L2 kernel problem with software raid - mitigation



The latest kernel for Amazon Linux2 experiences problems when using software RAID, which results in a RAID accessing process to reach 100% CPU and to hang, eventually rendering the ec2 instance unresponsive.

My question is if there is any way to mitigate this issue as it does not happen with CentOS7, RedHat7 and RedHat8, it also doesn't occur with older AmznL2 kernel (4.14.77-81.59.amzn2.x86_64)?
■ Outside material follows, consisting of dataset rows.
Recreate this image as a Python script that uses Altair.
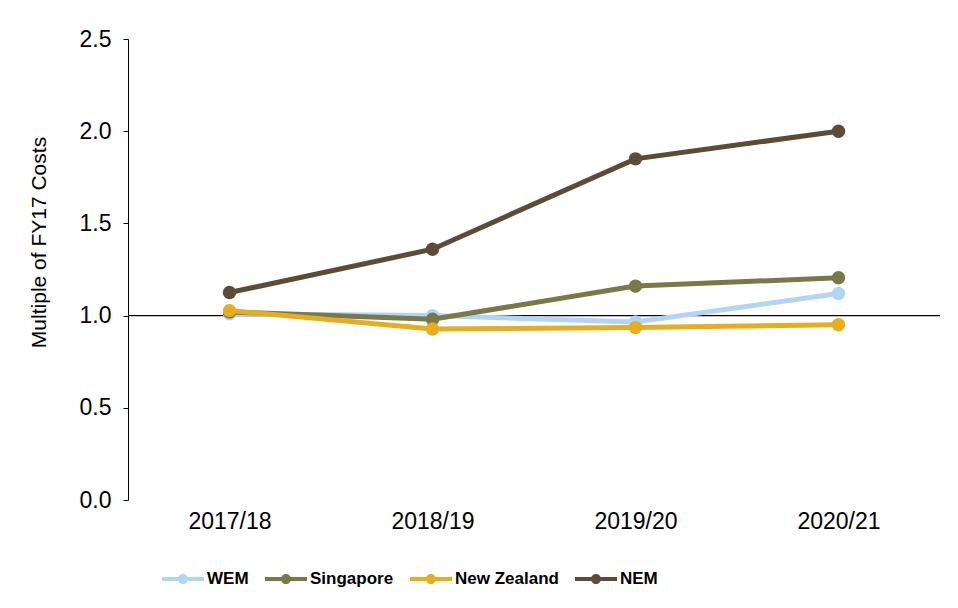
import altair as alt
import pandas as pd

categories = ["2017/18", "2018/19", "2019/20", "2020/21"]
series_names = ["WEM", "Singapore", "New Zealand", "NEM"]
wem = [1.01, 1.00, 0.965, 1.12]
singapore = [1.02, 0.98, 1.16, 1.205]
new_zealand = [1.027, 0.927, 0.935, 0.95]
nem = [1.125, 1.36, 1.85, 2.00]
colors = ["#B1D4F7", "#787848", "#E6AE1C", "#5C4C36"]
y_ticks = [0.0, 0.5, 1.0, 1.5, 2.0, 2.5]
baseline = [1.0]

values = {"WEM": wem, "Singapore": singapore, "New Zealand": new_zealand, "NEM": nem}
rows = []
for s in series_names:
    for c, v in zip(categories, values[s]):
        rows.append({"Year": c, "Series": s, "Value": v})
df = pd.DataFrame(rows)

FONT = "Arial, Liberation Sans, sans-serif"

x_enc = alt.X("Year:N", sort=categories, scale=alt.Scale(paddingInner=0, paddingOuter=0),
              axis=alt.Axis(title=None, labelAngle=0, domain=False, ticks=False,
                            labelFontSize=23, labelPadding=10, labelColor="#000000",
                            labelFont=FONT))
y_enc = alt.Y("Value:Q", scale=alt.Scale(domain=[0, 2.5], nice=False),
              axis=alt.Axis(title="Multiple of FY17 Costs", values=y_ticks, format=".1f",
                            grid=False, domainColor="#000000", tickColor="#000000",
                            tickSize=5, labelFontSize=23, labelPadding=12,
                            labelColor="#000000", titleFontSize=21, titleFontWeight="normal",
                            titleColor="#000000", titlePadding=30, titleY=203,
                            labelFont=FONT, titleFont=FONT))

legend_path = ("M-1,-0.1H1V0.1H-1Z "
               "M0.24,0A0.24,0.24 0 1,1 -0.24,0A0.24,0.24 0 1,1 0.24,0Z")
color_scale = alt.Scale(domain=series_names, range=colors)

leg = alt.Legend(title=None, orient="none", direction="horizontal",
                 legendX=34, legendY=519, symbolType=legend_path,
                 symbolSize=1764, symbolStrokeWidth=0, symbolOpacity=1,
                 labelFontSize=17, labelFontWeight="bold",
                 labelFont="Arial Narrow, Liberation Sans Narrow, Arial, Liberation Sans",
                 labelColor="#000000", labelOffset=3, columnPadding=16,
                 values=series_names)
color_enc = alt.Color("Series:N", scale=color_scale, legend=leg)

rule = alt.Chart(pd.DataFrame({"b": baseline})).mark_rule(color="#000000", strokeWidth=1.2).encode(
    y=alt.Y("b:Q", scale=alt.Scale(domain=[0, 2.5], nice=False))
)

layers = [rule]
for i, s in enumerate(series_names):
    sub = df[df["Series"] == s]
    base = alt.Chart(sub)
    line = base.mark_line(strokeWidth=5).encode(x=x_enc, y=y_enc, color=color_enc)
    pts = base.mark_point(filled=True, size=180, opacity=1).encode(x=x_enc, y=y_enc, color=color_enc)
    layers += [line, pts]

chart = alt.layer(*layers).properties(
    width=812, height=461,
    autosize=alt.AutoSizeParams(type="none"),
    padding={"left": 120, "top": 31, "right": 10, "bottom": 100},
    background="#ffffff",
).configure_view(stroke=None)

chart.save("out.html", embed_options={"renderer": "svg", "actions": False})
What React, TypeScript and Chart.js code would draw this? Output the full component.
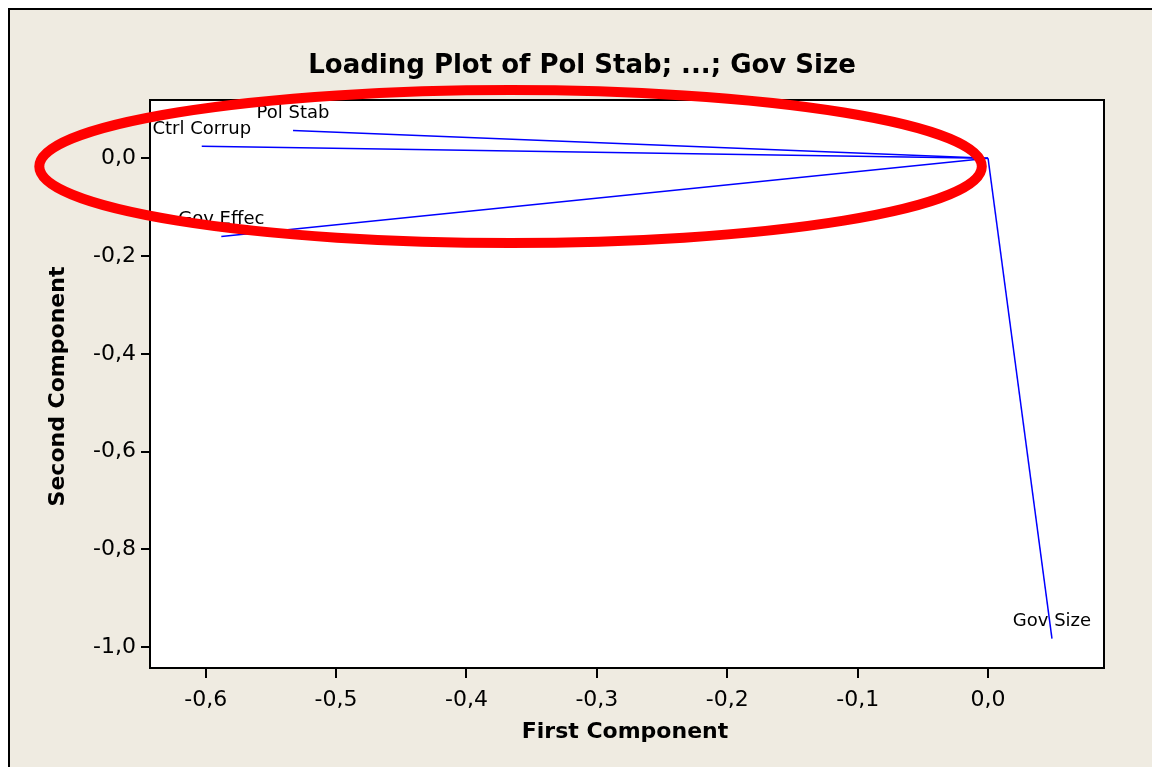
import { useEffect, useRef } from "react";
import { Chart, registerables } from "chart.js";

Chart.register(...registerables);

const variables = ["Pol Stab", "Ctrl Corrup", "Gov Effec", "Gov Size"];
const firstComponent = [-0.533, -0.603, -0.588, 0.049];
const secondComponent = [0.057, 0.025, -0.16, -0.983];
const xTickValues = [-0.6, -0.5, -0.4, -0.3, -0.2, -0.1, 0.0];
const yTickValues = [-1.0, -0.8, -0.6, -0.4, -0.2, 0.0];
const xRange = [-0.6427, 0.0889];
const yRange = [-1.043, 0.1194];
const titleText = "Loading Plot of Pol Stab; ...; Gov Size";
const xTitle = "First Component";
const yTitle = "Second Component";
// red highlight ellipse, in data units: centre (x, y) and radii (x, y)
const highlightCenter = [-0.3662, -0.0168];
const highlightRadius = [0.3614, 0.1566];

const BG = "#EFEBE1";
const FONT = "'DejaVu Sans', Verdana, sans-serif";

const fmt = (v: number) => {
  if (Math.abs(v) < 1e-9) return "0,0";
  return v.toFixed(1).replace(".", ",");
};

const decor = {
  id: "decor",
  beforeDraw(chart: any) {
    const { ctx, width, height, chartArea: a } = chart;
    ctx.save();
    ctx.fillStyle = BG;
    ctx.fillRect(0, 0, width, height);
    ctx.fillStyle = "#ffffff";
    ctx.fillRect(a.left, a.top, a.right - a.left, a.bottom - a.top);
    ctx.fillStyle = "#000000";
    ctx.fillRect(0, 0, width, 2);
    ctx.fillRect(0, 0, 2, height);
    ctx.restore();
  },
  afterDraw(chart: any) {
    const { ctx, width, chartArea: a } = chart;
    const xs = chart.scales.x;
    const ys = chart.scales.y;
    ctx.save();
    // variable labels
    ctx.beginPath();
    ctx.rect(a.left, a.top, a.right - a.left, a.bottom - a.top);
    ctx.clip();
    ctx.fillStyle = "#000";
    ctx.font = `18px ${FONT}`;
    ctx.textAlign = "center";
    ctx.textBaseline = "alphabetic";
    variables.forEach((name, i) => {
      const px = xs.getPixelForValue(firstComponent[i]);
      const py = ys.getPixelForValue(secondComponent[i]);
      ctx.fillText(name, px, py - 12.5);
    });
    ctx.restore();

    ctx.save();
    // frame
    ctx.strokeStyle = "#000";
    ctx.lineWidth = 2;
    ctx.strokeRect(a.left, a.top, a.right - a.left, a.bottom - a.top);

    // titles
    ctx.fillStyle = "#000";
    ctx.textAlign = "center";
    ctx.textBaseline = "alphabetic";
    ctx.font = `bold 26px ${FONT}`;
    ctx.fillText(titleText, width / 2 + 2, 65);
    ctx.font = `bold 22px ${FONT}`;
    ctx.fillText(xTitle, (a.left + a.right) / 2 - 2, 730);
    ctx.save();
    ctx.translate(56, (a.top + a.bottom) / 2 + 2.5);
    ctx.rotate(-Math.PI / 2);
    ctx.fillText(yTitle, 0, 0);
    ctx.restore();

    // red highlight ellipse
    const cx = xs.getPixelForValue(highlightCenter[0]);
    const cy = ys.getPixelForValue(highlightCenter[1]);
    const rx = Math.abs(xs.getPixelForValue(highlightCenter[0] + highlightRadius[0]) - cx);
    const ry = Math.abs(ys.getPixelForValue(highlightCenter[1] + highlightRadius[1]) - cy);
    ctx.beginPath();
    ctx.ellipse(cx, cy, rx, ry, 0, 0, Math.PI * 2);
    ctx.strokeStyle = "#FF0000";
    ctx.lineWidth = 10;
    ctx.stroke();
    ctx.restore();
  },
};

export default function App() {
  const ref = useRef<HTMLCanvasElement | null>(null);
  useEffect(() => {
    if (!ref.current) return;
    const datasets = variables.map((name, i) => ({
      label: name,
      data: [
        { x: 0, y: 0 },
        { x: firstComponent[i], y: secondComponent[i] },
      ],
      showLine: true,
      borderColor: "#0000FF",
      backgroundColor: "#0000FF",
      borderWidth: 1.5,
      pointRadius: 0,
      pointHoverRadius: 0,
    }));
    const chart = new Chart(ref.current, {
      type: "scatter",
      data: { datasets },
      options: {
        responsive: false,
        animation: false,
        devicePixelRatio: 1,
        layout: { padding: { top: 92, right: 48, left: 0, bottom: 0 } },
        plugins: {
          legend: { display: false },
          title: { display: false },
          tooltip: { enabled: false },
        },
        scales: {
          x: {
            type: "linear",
            min: xRange[0],
            max: xRange[1],
            afterFit: (s: any) => {
              s.height = 99;
            },
            afterBuildTicks: (s: any) => {
              s.ticks = xTickValues.map((v) => ({ value: v }));
            },
            grid: {
              drawOnChartArea: false,
              drawTicks: true,
              tickLength: 10,
              color: "#000",
              lineWidth: 2,
            },
            border: { display: false },
            ticks: {
              color: "#000",
              font: { family: FONT, size: 22 },
              padding: 9,
              maxRotation: 0,
              autoSkip: false,
              callback: (v: any) => fmt(Number(v)),
            },
          },
          y: {
            type: "linear",
            min: yRange[0],
            max: yRange[1],
            afterFit: (s: any) => {
              s.width = 142;
            },
            afterBuildTicks: (s: any) => {
              s.ticks = yTickValues.map((v) => ({ value: v }));
            },
            grid: {
              drawOnChartArea: false,
              drawTicks: true,
              tickLength: 9,
              color: "#000",
              lineWidth: 2,
            },
            border: { display: false },
            ticks: {
              color: "#000",
              font: { family: FONT, size: 22 },
              padding: 5,
              autoSkip: false,
              callback: (v: any) => fmt(Number(v)),
            },
          },
        },
      },
      plugins: [decor],
    });
    return () => chart.destroy();
  }, []);
  return (
    <canvas
      ref={ref}
      width={1144}
      height={759}
      style={{ display: "block", position: "fixed", left: 8, top: 8, width: 1144, height: 759 }}
    />
  );
}
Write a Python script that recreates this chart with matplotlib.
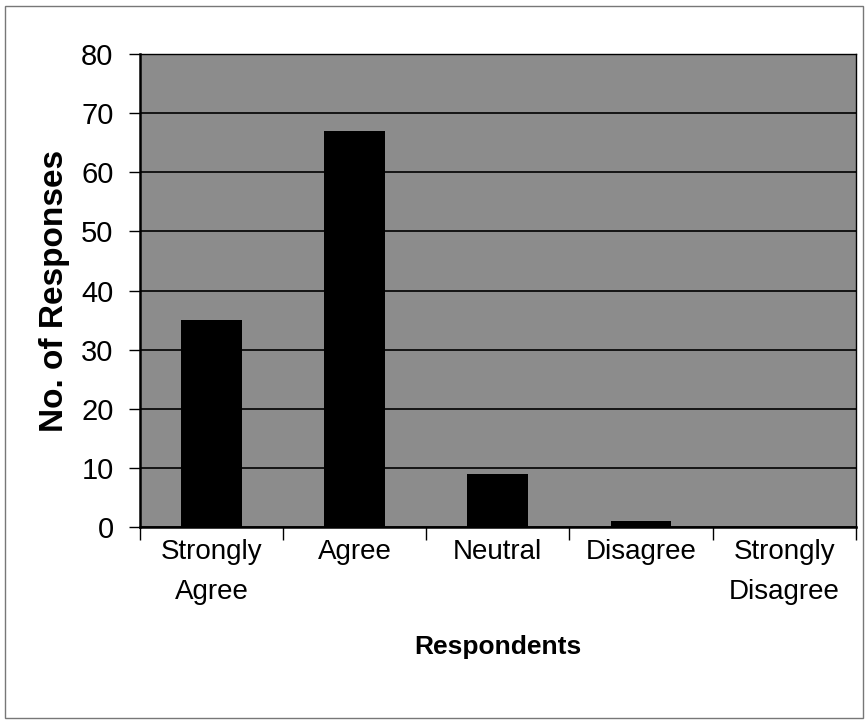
import matplotlib.pyplot as plt
import numpy as np

# Data
categories = ['Strongly\nAgree', 'Agree', 'Neutral', 'Disagree', 'Strongly\nDisagree']
responses = [35, 67, 9, 1, 0]

plt.rcParams['font.family'] = ['Liberation Sans', 'DejaVu Sans']

fig = plt.figure(figsize=(8.68, 7.23), dpi=100)
ax = fig.add_axes([0.1613, 0.2711, 0.8245, 0.6542])
ax.set_facecolor('#8c8c8c')

x = np.arange(len(categories))
ax.bar(x, responses, width=0.425, color='black', zorder=3)

ax.set_xlim(-0.5, len(categories) - 0.5)
ax.set_ylim(0, 80)
ax.set_yticks(np.arange(0, 81, 10))
ax.yaxis.grid(True, color='black', linewidth=1.2, zorder=1)
ax.set_axisbelow(True)

# ticks between categories, labels at centers
ax.set_xticks(np.arange(-0.5, len(categories), 1.0))
ax.set_xticklabels([])
ax.set_xticks(x, minor=True)
ax.set_xticklabels(categories, minor=True, fontsize=20, linespacing=1.7)
ax.tick_params(axis='x', which='minor', length=0, pad=9)
ax.tick_params(axis='x', which='major', length=9, width=1, direction='out')
ax.tick_params(axis='y', labelsize=21, length=8, width=1, direction='out', pad=11)

for s in ['top', 'right']:
    ax.spines[s].set_linewidth(1.0)
for s in ['left', 'bottom']:
    ax.spines[s].set_linewidth(1.8)

ax.set_ylabel('No. of Responses', fontsize=24, fontweight='bold', labelpad=8)
ax.set_xlabel('Respondents', fontsize=19, fontweight='bold', labelpad=21)

# outer chart border
fig.patches.append(plt.Rectangle((5 / 868, 5 / 723), 858 / 868, 712 / 723, transform=fig.transFigure,
                                 fill=False, edgecolor='#777777', linewidth=1))

fig.savefig('out.png', dpi=100)
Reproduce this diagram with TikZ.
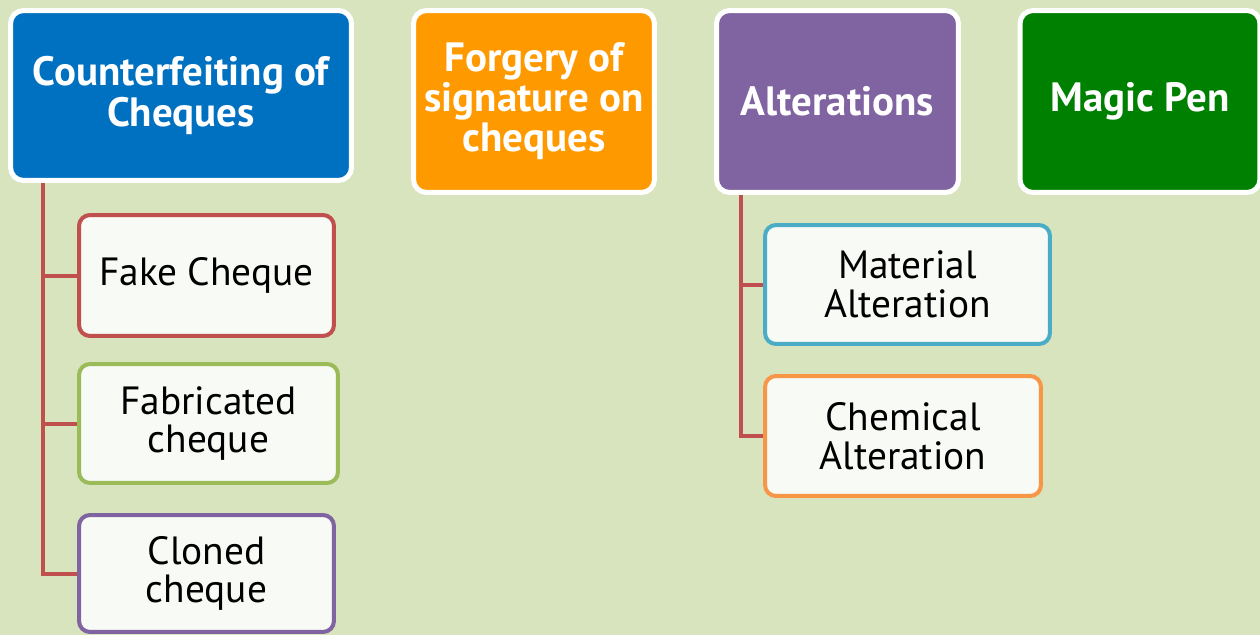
\documentclass[tikz,border=0pt]{standalone}
\usepackage{fontspec}
\setmainfont{PT Sans}
\definecolor{bgcol}{HTML}{D7E4BD}
\definecolor{catblue}{HTML}{0070C0}
\definecolor{catorange}{HTML}{FF9900}
\definecolor{catpurple}{HTML}{8064A2}
\definecolor{catgreen}{HTML}{008000}
\definecolor{leafred}{HTML}{C0504D}
\definecolor{leafgreen}{HTML}{9BBB59}
\definecolor{leafpurple}{HTML}{8064A2}
\definecolor{leafblue}{HTML}{4BACC6}
\definecolor{leaforange}{HTML}{F79646}
\definecolor{leaffill}{HTML}{F8FAF5}
\begin{document}
\begin{tikzpicture}[x=0.02cm,y=-0.02cm,
  catbox/.style={draw=white, line width=0.1cm, rounded corners=0.26cm,
    text=white, align=center, inner sep=0pt,
    font=\fontsize{23.3}{22.8}\selectfont\bfseries},
  leafbox/.style={line width=0.08cm, rounded corners=0.22cm, fill=leaffill,
    text=black, align=center, inner sep=0pt,
    font=\fontsize{22.4}{21.9}\selectfont},
  branch/.style={draw=leafred, line width=0.08cm, line join=miter}]
  % background
  \fill[bgcol] (0,0) rectangle (1260,635);
  \useasboundingbox (0,0) rectangle (1260,635);

  % category boxes
  \node[catbox, fill=catblue, minimum width=6.82cm, minimum height=3.40cm]
    (cnt) at (181,95.5) {Counterfeiting of\\Cheques};
  \node[catbox, fill=catorange, minimum width=4.82cm, minimum height=3.64cm]
    (frg) at (534,101.5) {Forgery of\\signature on\\cheques};
  \node[catbox, fill=catpurple, minimum width=4.84cm, minimum height=3.64cm]
    (alt) at (837.5,101.5) {Alterations};
  \node[catbox, fill=catgreen, minimum width=4.80cm, minimum height=3.64cm]
    (mag) at (1140,101.5) {Magic Pen};

  % leaves under counterfeiting
  \node[leafbox, draw=leafred, minimum width=5.10cm, minimum height=2.42cm]
    (fake) at (206.5,275.5) {Fake Cheque};
  \node[leafbox, draw=leafgreen, minimum width=5.18cm, minimum height=2.38cm]
    (fab) at (208.5,423.5) {Fabricated\\cheque};
  \node[leafbox, draw=leafpurple, minimum width=5.10cm, minimum height=2.34cm]
    (clone) at (206.5,573.5) {Cloned\\cheque};

  % leaves under alterations
  \node[leafbox, draw=leafblue, minimum width=5.70cm, minimum height=2.38cm]
    (mat) at (907.5,284.5) {Material\\Alteration};
  \node[leafbox, draw=leaforange, minimum width=5.52cm, minimum height=2.40cm]
    (chem) at (903,436) {Chemical\\Alteration};

  % branch lines
  \coordinate (cntroot) at (cnt.south -| 43,0);
  \coordinate (altroot) at (alt.south -| 741,0);
  \draw[branch] (cntroot) |- (fake.west);
  \draw[branch] (cntroot) |- (fab.west);
  \draw[branch] (cntroot) |- (clone.west);
  \draw[branch] (altroot) |- (mat.west);
  \draw[branch] (altroot) |- (chem.west);
\end{tikzpicture}
\end{document}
Kernel: 4.14.232-177.418.amzn2.x86_64
OS: Amazon Linux 2

Steps to reproduce (devices might be different):
mdadm --create --verbose /dev/md0 --level=stripe --raid-devices=2 /dev/xvdb /dev/xvdc
mdadm --stop /dev/md0; mdadm --assemble /dev/md0 /dev/xvdb /dev/xvdc;

The "mdadm" process hangs when trying to assemble the raid, also any process trying to access this raid. This happen when the "/dev/md0" is cleared, but "/sys/block/md0" is left.

The latest tested kernel (4.14.238-182.422.amzn2.x86_64) of Amazon Linux 2 does not show the mentioned "mdadm" assembly problem.